→ **REQUIRED WORK**:
Give back the full listing, character for character, with no pictures.

* START *

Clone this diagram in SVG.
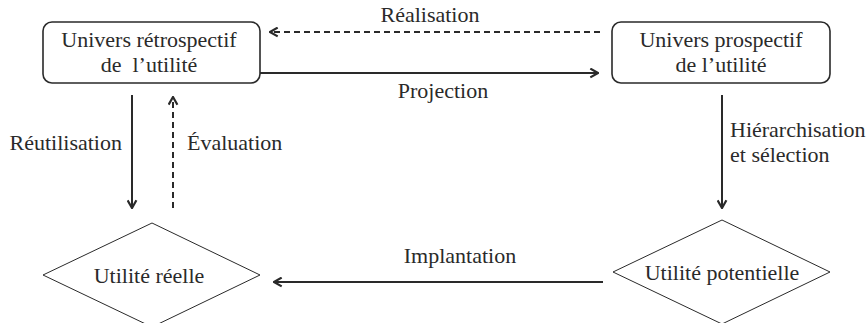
<svg xmlns="http://www.w3.org/2000/svg" width="867" height="323" viewBox="0 0 867 323">
<style>
text{font-family:"Liberation Serif","DejaVu Serif",serif;font-size:22px;fill:#2a2a2a}
.box{fill:#fff;stroke:#2a2a2a;stroke-width:1.6}
.dia{fill:#fff;stroke:#2a2a2a;stroke-width:1}
.c{fill:none;stroke:#2a2a2a;stroke-width:2}
.d{stroke-dasharray:6,4}
</style>
<defs>
<marker id="ah" viewBox="0 0 10 10" refX="9" refY="5" markerWidth="5.5" markerHeight="5.5" orient="auto" markerUnits="strokeWidth">
<path d="M2,1 L9,5 L2,9" fill="none" stroke="#2a2a2a" stroke-width="2"/>
</marker>
</defs>
<g id="connectors">
<line class="c d" x1="600" y1="32" x2="270" y2="32" marker-end="url(#ah)"/>
<line class="c" x1="260" y1="73" x2="598" y2="73" marker-end="url(#ah)"/>
<line class="c" x1="132" y1="95" x2="132" y2="208" marker-end="url(#ah)"/>
<line class="c d" x1="173" y1="208" x2="173" y2="97" marker-end="url(#ah)"/>
<line class="c" x1="722" y1="95" x2="722" y2="208" marker-end="url(#ah)"/>
<line class="c" x1="603" y1="282" x2="274" y2="282" marker-end="url(#ah)"/>
<text x="430" y="22" text-anchor="middle">Réalisation</text>
<text x="443" y="98" text-anchor="middle">Projection</text>
<text x="122" y="150" text-anchor="end">Réutilisation</text>
<text x="187" y="150">Évaluation</text>
<text x="730" y="137">Hiérarchisation</text>
<text x="730" y="162">et sélection</text>
<text x="460" y="263" text-anchor="middle">Implantation</text>
</g>
<g id="n-retro">
<rect class="box" x="43" y="22" width="217" height="61" rx="9"/>
<text x="149" y="47" text-anchor="middle">Univers rétrospectif</text>
<text x="149" y="72" text-anchor="middle" xml:space="preserve">de  l’utilité</text>
</g>
<g id="n-prosp">
<rect class="box" x="612" y="22" width="218" height="61" rx="9"/>
<text x="721" y="47" text-anchor="middle">Univers prospectif</text>
<text x="721" y="72" text-anchor="middle">de l’utilité</text>
</g>
<g id="n-reelle">
<polygon class="dia" points="152,223 260,275 152,327 43,275"/>
<text x="149" y="283" text-anchor="middle">Utilité réelle</text>
</g>
<g id="n-potentielle">
<polygon class="dia" points="722,220 830,272 722,324 613,272"/>
<text x="722" y="280" text-anchor="middle">Utilité potentielle</text>
</g>
</svg>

* END *

→ **SOLUTION TO THIS TASK**:
Clone this diagram in SVG.
<svg xmlns="http://www.w3.org/2000/svg" width="867" height="323" viewBox="0 0 867 323">
<style>
text{font-family:"Liberation Serif","DejaVu Serif",serif;font-size:22px;fill:#2a2a2a}
.box{fill:#fff;stroke:#2a2a2a;stroke-width:1.6}
.dia{fill:#fff;stroke:#2a2a2a;stroke-width:1}
.c{fill:none;stroke:#2a2a2a;stroke-width:2}
.d{stroke-dasharray:6,4}
</style>
<defs>
<marker id="ah" viewBox="0 0 10 10" refX="9" refY="5" markerWidth="5.5" markerHeight="5.5" orient="auto" markerUnits="strokeWidth">
<path d="M2,1 L9,5 L2,9" fill="none" stroke="#2a2a2a" stroke-width="2"/>
</marker>
</defs>
<g id="connectors">
<line class="c d" x1="600" y1="32" x2="270" y2="32" marker-end="url(#ah)"/>
<line class="c" x1="260" y1="73" x2="598" y2="73" marker-end="url(#ah)"/>
<line class="c" x1="132" y1="95" x2="132" y2="208" marker-end="url(#ah)"/>
<line class="c d" x1="173" y1="208" x2="173" y2="97" marker-end="url(#ah)"/>
<line class="c" x1="722" y1="95" x2="722" y2="208" marker-end="url(#ah)"/>
<line class="c" x1="603" y1="282" x2="274" y2="282" marker-end="url(#ah)"/>
<text x="430" y="22" text-anchor="middle">Réalisation</text>
<text x="443" y="98" text-anchor="middle">Projection</text>
<text x="122" y="150" text-anchor="end">Réutilisation</text>
<text x="187" y="150">Évaluation</text>
<text x="730" y="137">Hiérarchisation</text>
<text x="730" y="162">et sélection</text>
<text x="460" y="263" text-anchor="middle">Implantation</text>
</g>
<g id="n-retro">
<rect class="box" x="43" y="22" width="217" height="61" rx="9"/>
<text x="149" y="47" text-anchor="middle">Univers rétrospectif</text>
<text x="149" y="72" text-anchor="middle" xml:space="preserve">de  l’utilité</text>
</g>
<g id="n-prosp">
<rect class="box" x="612" y="22" width="218" height="61" rx="9"/>
<text x="721" y="47" text-anchor="middle">Univers prospectif</text>
<text x="721" y="72" text-anchor="middle">de l’utilité</text>
</g>
<g id="n-reelle">
<polygon class="dia" points="152,223 260,275 152,327 43,275"/>
<text x="149" y="283" text-anchor="middle">Utilité réelle</text>
</g>
<g id="n-potentielle">
<polygon class="dia" points="722,220 830,272 722,324 613,272"/>
<text x="722" y="280" text-anchor="middle">Utilité potentielle</text>
</g>
</svg>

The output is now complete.